**Source records**:
+===+
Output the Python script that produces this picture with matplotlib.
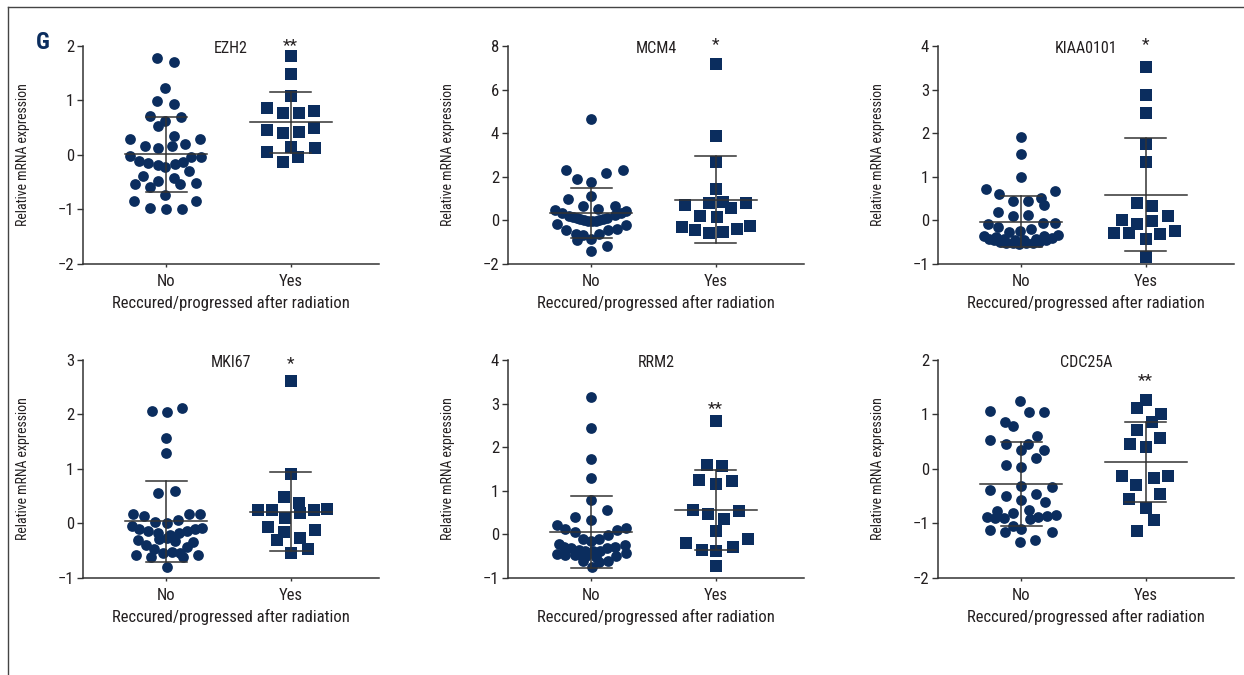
+===+
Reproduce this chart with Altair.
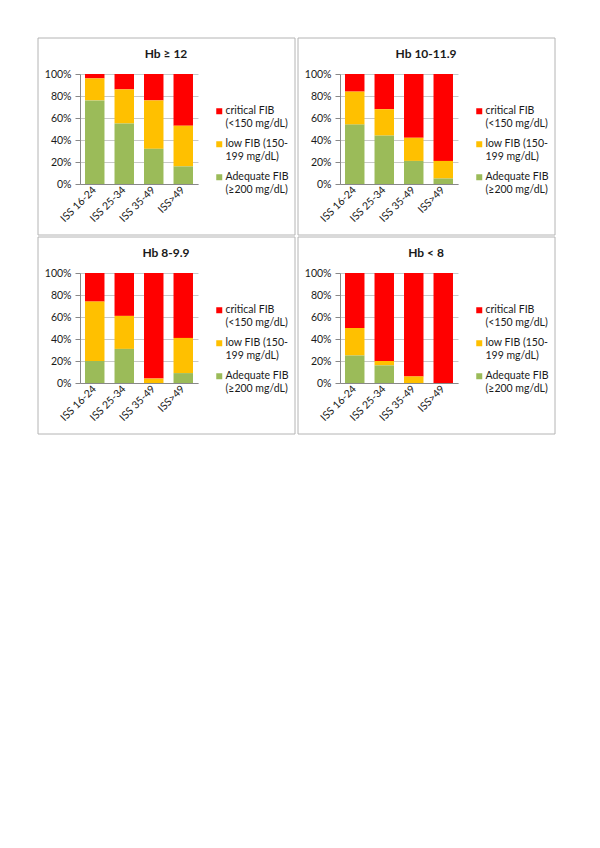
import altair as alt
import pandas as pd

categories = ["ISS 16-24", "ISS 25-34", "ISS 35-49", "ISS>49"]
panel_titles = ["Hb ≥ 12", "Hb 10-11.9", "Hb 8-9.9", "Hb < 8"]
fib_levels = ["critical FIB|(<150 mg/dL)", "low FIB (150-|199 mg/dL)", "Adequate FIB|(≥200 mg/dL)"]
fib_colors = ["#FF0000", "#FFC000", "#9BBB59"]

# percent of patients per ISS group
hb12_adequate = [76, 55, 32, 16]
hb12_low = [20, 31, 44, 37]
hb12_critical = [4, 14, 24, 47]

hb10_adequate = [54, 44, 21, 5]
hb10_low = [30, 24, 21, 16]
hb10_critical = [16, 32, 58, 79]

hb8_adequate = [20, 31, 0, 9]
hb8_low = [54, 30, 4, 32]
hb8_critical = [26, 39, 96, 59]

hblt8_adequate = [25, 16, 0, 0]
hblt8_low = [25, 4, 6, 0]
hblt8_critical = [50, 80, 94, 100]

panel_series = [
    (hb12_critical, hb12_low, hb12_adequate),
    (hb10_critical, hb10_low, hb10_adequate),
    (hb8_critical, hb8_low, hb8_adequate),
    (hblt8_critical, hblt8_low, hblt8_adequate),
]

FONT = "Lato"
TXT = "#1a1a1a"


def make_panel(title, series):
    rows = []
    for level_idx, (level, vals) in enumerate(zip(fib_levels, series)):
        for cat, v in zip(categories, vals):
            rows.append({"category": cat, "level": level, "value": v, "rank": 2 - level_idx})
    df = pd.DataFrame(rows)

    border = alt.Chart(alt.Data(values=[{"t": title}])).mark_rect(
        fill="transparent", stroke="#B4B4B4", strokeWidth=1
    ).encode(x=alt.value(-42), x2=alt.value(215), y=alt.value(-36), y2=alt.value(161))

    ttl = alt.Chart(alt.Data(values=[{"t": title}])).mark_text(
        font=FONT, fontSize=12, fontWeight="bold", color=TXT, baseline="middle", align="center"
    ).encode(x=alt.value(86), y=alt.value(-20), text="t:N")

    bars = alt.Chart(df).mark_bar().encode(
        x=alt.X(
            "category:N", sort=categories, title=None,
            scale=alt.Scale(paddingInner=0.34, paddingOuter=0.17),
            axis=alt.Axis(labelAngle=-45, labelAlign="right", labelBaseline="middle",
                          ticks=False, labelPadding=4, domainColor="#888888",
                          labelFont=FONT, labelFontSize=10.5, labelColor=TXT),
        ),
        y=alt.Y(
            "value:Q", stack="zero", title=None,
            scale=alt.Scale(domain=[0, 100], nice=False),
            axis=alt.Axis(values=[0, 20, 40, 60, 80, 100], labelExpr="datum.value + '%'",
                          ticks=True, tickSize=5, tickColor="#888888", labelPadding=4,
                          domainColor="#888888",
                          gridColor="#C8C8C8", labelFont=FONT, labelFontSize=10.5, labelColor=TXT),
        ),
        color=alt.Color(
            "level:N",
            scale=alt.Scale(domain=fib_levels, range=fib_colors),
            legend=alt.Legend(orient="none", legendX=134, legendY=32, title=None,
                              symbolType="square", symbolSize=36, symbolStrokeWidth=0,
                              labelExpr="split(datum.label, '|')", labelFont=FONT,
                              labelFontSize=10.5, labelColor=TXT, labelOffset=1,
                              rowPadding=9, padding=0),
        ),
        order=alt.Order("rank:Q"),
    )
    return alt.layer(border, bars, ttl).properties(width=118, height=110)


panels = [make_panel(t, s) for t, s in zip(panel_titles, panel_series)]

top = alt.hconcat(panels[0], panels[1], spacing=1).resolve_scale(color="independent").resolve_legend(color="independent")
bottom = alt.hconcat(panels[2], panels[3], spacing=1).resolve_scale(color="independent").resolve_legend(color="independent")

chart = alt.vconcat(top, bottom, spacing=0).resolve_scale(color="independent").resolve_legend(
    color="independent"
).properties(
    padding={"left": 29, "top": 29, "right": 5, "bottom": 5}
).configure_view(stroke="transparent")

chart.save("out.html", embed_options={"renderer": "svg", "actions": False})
+===+
Show the lines of the data that hold the word "with".

**Written response**:
Output the Python script that produces this picture with matplotlib.
Reproduce this chart with Altair.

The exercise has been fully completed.